Teleo charges a base rate of 2 cents a minute for outbound calls to phones in North America, Europe and Asia. There is no charge for incoming calls.


The software is closely integrated with Microsoft’s Outlook e-mail program, allowing Outlook users to place calls directly from e-mail messages or contact lists.


That “click to call” capability is something MSN was very interested in, said Brooke Richardson, a lead product manager there. Another feature MSN wanted was the ability to directly call phone numbers that show up in search results, she added.

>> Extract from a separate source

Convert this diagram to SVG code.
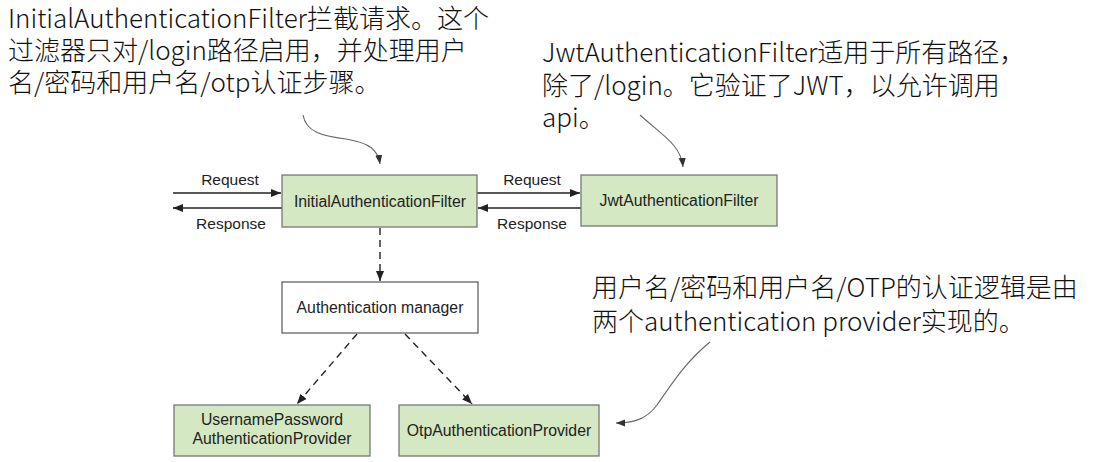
<svg xmlns="http://www.w3.org/2000/svg" width="1103" height="462" viewBox="0 0 1103 462">
<style>
.box{fill:#d4e8c3;stroke:#777;stroke-width:1.3}
.wbox{fill:#fff;stroke:#555;stroke-width:1.2}
.bt{font-family:"Liberation Sans",Arial,sans-serif;font-size:15.8px;fill:#222;text-anchor:middle}
.lbl{font-family:"Liberation Sans",Arial,sans-serif;font-size:15.5px;fill:#222;text-anchor:middle}
.ann{font-family:"Noto Sans CJK SC","Noto Sans",sans-serif;font-size:26px;fill:#111;font-weight:300}
.ln{stroke:#222;stroke-width:1.4;fill:none}
.dash{stroke:#222;stroke-width:1.4;fill:none;stroke-dasharray:7 5}
.curve{stroke:#666;stroke-width:1.1;fill:none}
</style>
<defs>
<marker id="ah" viewBox="0 0 10 10" refX="10" refY="5" markerWidth="10" markerHeight="10" markerUnits="userSpaceOnUse" orient="auto">
<path d="M0,1 L10,5 L0,9 Z" fill="#222"/>
</marker>
<marker id="ahs" viewBox="0 0 10 10" refX="10" refY="5" markerWidth="9" markerHeight="9" markerUnits="userSpaceOnUse" orient="auto">
<path d="M0,1 L10,5 L0,9 Z" fill="#333"/>
</marker>
</defs>
<g id="connectors">
<line class="ln" x1="173" y1="193" x2="281" y2="193" marker-end="url(#ah)"/>
<line class="ln" x1="282" y1="208" x2="173" y2="208" marker-end="url(#ah)"/>
<line class="ln" x1="477" y1="193" x2="580" y2="193" marker-end="url(#ah)"/>
<line class="ln" x1="581" y1="208" x2="478" y2="208" marker-end="url(#ah)"/>
<line class="dash" x1="380" y1="228" x2="380" y2="281" marker-end="url(#ah)"/>
<line class="dash" x1="357" y1="334" x2="297" y2="404" marker-end="url(#ah)"/>
<line class="dash" x1="405" y1="334" x2="472" y2="404" marker-end="url(#ah)"/>
<path class="curve" d="M303,115 C306,132 322,136 346,139 C370,143 378,150 380,164" marker-end="url(#ahs)"/>
<path class="curve" d="M640,115 C662,135 681,145 683,167" marker-end="url(#ahs)"/>
<path class="curve" d="M710,342 C682,365 668,390 657,405 C646,420 632,423 616,423" marker-end="url(#ahs)"/>
<text class="lbl" x="230" y="185">Request</text>
<text class="lbl" x="231" y="229">Response</text>
<text class="lbl" x="532" y="185">Request</text>
<text class="lbl" x="532" y="229">Response</text>
</g>
<g id="initial-filter">
<rect class="box" x="282" y="175" width="195" height="52"/>
<text class="bt" x="380" y="207">InitialAuthenticationFilter</text>
</g>
<g id="jwt-filter">
<rect class="box" x="581" y="175" width="196" height="51"/>
<text class="bt" x="679" y="206">JwtAuthenticationFilter</text>
</g>
<g id="auth-manager">
<rect class="wbox" x="282" y="282" width="196" height="51"/>
<text class="bt" x="380" y="313">Authentication manager</text>
</g>
<g id="username-provider">
<rect class="box" x="174" y="405" width="196" height="51"/>
<text class="bt" x="272" y="425"><tspan x="272" y="425">UsernamePassword</tspan><tspan x="272" y="444">AuthenticationProvider</tspan></text>
</g>
<g id="otp-provider">
<rect class="box" x="399" y="405" width="200" height="51"/>
<text class="bt" x="499" y="436">OtpAuthenticationProvider</text>
</g>
<g id="annotations">
<text class="ann" x="8" y="28"><tspan x="8" y="28">InitialAuthenticationFilter拦截请求。这个</tspan><tspan x="8" y="60">过滤器只对/login路径启用，并处理用户</tspan><tspan x="8" y="92">名/密码和用户名/otp认证步骤。</tspan></text>
<text class="ann" x="542" y="62"><tspan x="542" y="62">JwtAuthenticationFilter适用于所有路径，</tspan><tspan x="542" y="95">除了/login。它验证了JWT，以允许调用</tspan><tspan x="542" y="127">api。</tspan></text>
<text class="ann" x="592" y="297"><tspan x="592" y="297">用户名/密码和用户名/OTP的认证逻辑是由</tspan><tspan x="592" y="331">两个authentication provider实现的。</tspan></text>
</g>
</svg>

Microsoft did not say how much it paid for Teleo, which was founded in 2003 and has a couple dozen employees. Teleo will close its offices, but a majority of employees will be hired by Microsoft full time or as consultants, Richardson said.


Teleo’s founder, Wendell Brown, will not make the move to Microsoft but will stay on as a consultant during the transition.


Microsoft is feeling considerable pressure from rivals rolling out a steady stream of innovations, said Bob Toomey, an analyst with Seattle-based E.K. Riley Investments. Toomey personally owns Microsoft stock, but E.K. Riley doesn’t do any investment banking for the company.


“MSN has to stay on the bleeding edge if they want to be a leader, and their goal is to be a leader in this area,” Toomey said. “They’ve got a lot of work to do.”